I often remark that I could give up red meat without batting an eye, but I’d be heartbroken if I had to stop eating pork. Poultry and fish find their way onto my plate far more frequently than pig and cow, but I occasionally (and usually inadvertently) have meat-free days; I’m always struck by how good I feel when I make veggies my mealtime centerpiece. For reasons pertaining to both my health and conscience, I would like to start bringing more meatless meals to my table.
To that end, today’s post is an interview with my friend Alison, a writer, yogi, and food-lover. For the duration of four months of intensive yoga training, Alison embraced vegetarianism, and she’s graciously agreed to discuss her experience of living meat-free. Welcome, Alison!
While in yoga training, you spent four months as a vegetarian. Were dairy and eggs permitted, or did you go vegan?
I ate both dairy and eggs—a LOT of eggs, actually while I was a vegetarian. It was not required by our yoga training to be a vegetarian, but it was recommended and meat was not allowed in the studio, so I decided to go for a full-time vegetarian diet, but I wasn’t ready for veganism.
Was your foray into meat-free living a radical departure from your normal diet, or more of a minor adjustment?
Well, initially I thought it was just going to be a minor adjustment, but that just shows how little I was paying attention to what I was eating! Suddenly, I found myself at a loss as to what to eat besides pasta… that’s when I discovered vegetables. You might wonder how I’ve lived 30 years and am only now discovering vegetables—but I was sadly a “hater.” I associated vegetables with over-steamed broccoli and tasteless salads. But I couldn’t just eat cheese pizza for 4 months—I mean, this yoga thing is about health right? So, I decided to put vegetables front and center on my plate and see what happened.
It turns out I am truly passionate about a few veggies—like kale, collard greens and swiss chard. They have a kind of richness about them that really satisfied me when I was craving meat. I also fell deeply in love with artichokes, ripe avocados and beefsteak tomotoes. I have to limit the avocados, though…they are like the butter of vegetables!

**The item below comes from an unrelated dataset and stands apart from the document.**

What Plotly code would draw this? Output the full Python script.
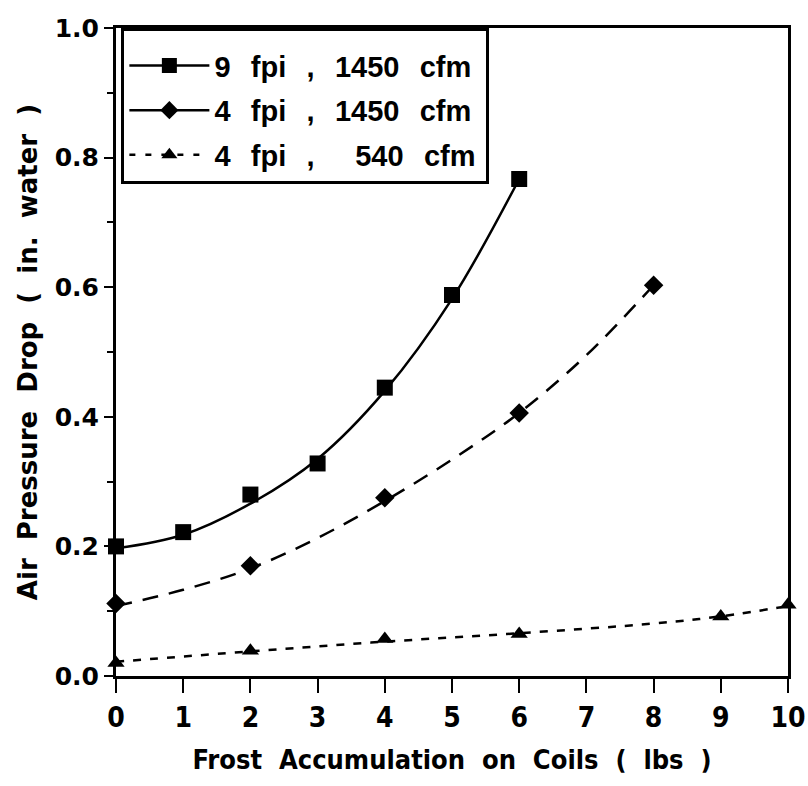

Were there specific cookbooks and/or recipes that you’ve found yourself using again and again?
Yes! Kale chips are a regular in our house—basically roasted kale with olive oil and salt. I can’t remember where that recipe came from, but it’s so simple, I make them every week. Also, Mark Bittman’s How to Cook Everything Vegetarian was a lifesaver. My husband, Randy, really got on board with the veggie thing and he loved cooking out of this book. He made homemade veggie burgers from Bittman, and some really great stir-fries. It turns out the key with stir-fries is to cook the ingredients separately! Who knew?!
Did you eat any prepared meatless products, i.e. veggie burgers, “soysage,” etc.? If so, what were your favorites? Your least favorites?
Randy and I really got hooked on Morningstar Farms Breakfast Links. I almost like them more than regular breakfast sausage—they are so flavorful and you don’t have any of that gristly “what-is-that-weird-texture-oh-my-god-I don’t want to know” bites, like with pork sausage. We ate a lot of tofu, which is fine, but I’m not exactly ecstatic about it. We tried our hand at Seitan, but never got the hang of it. There really is an art to meat-alternative products, and I guess my heart just wasn’t in learning it.
How has your stint as a vegetarian informed and/or affected your current eating habits?
It’s certainly made me more interested in vegetables and recipes that feature them. After yoga school though, I started eating meat again and I feel good about that. The first “yama” or “restraint” in the eight limbs of the yogic path is “Ahimsa,” which means non-harming. Ahimsa is the principle that most people point to in yoga to explain their vegetarianism/veganism, and it’s a wonderful way to practice that principle. But there are other ways to practice ahimsa—and one of them is towards your body if it’s not reacting well to vegetarianism.
I try to only eat meat when I know where it has come from and how it has been treated—and I eat less red meat, though I have such a taste for it. Yoga is about accepting where you are in the present moment, and at this moment, this girl still loves a rare steak. Maybe at some other point in my life, I will transcend my attachement to roast chicken with lemon and shallots, or confit of duck (this seems doubtful) or maybe I will simply grow beyond the need to follow my attachments. I hope so—after all, yoga is about going beyond desire into Samadhi (basically union with divine consciousness).
Learning about my eating habits and paying attention to what I eat and why is an important step on my journey—and I believe, like so much of life, what we learn from experience is different for everyone. So, even if being a vegetarian is not a path you want to take, I would say that you can still practice being enlightened about food just by being fully present with what you eat. In any event, those four months as a vegetarian made me more joyful about eating all sorts of simple, natural foods, and that must be a step in the right direction.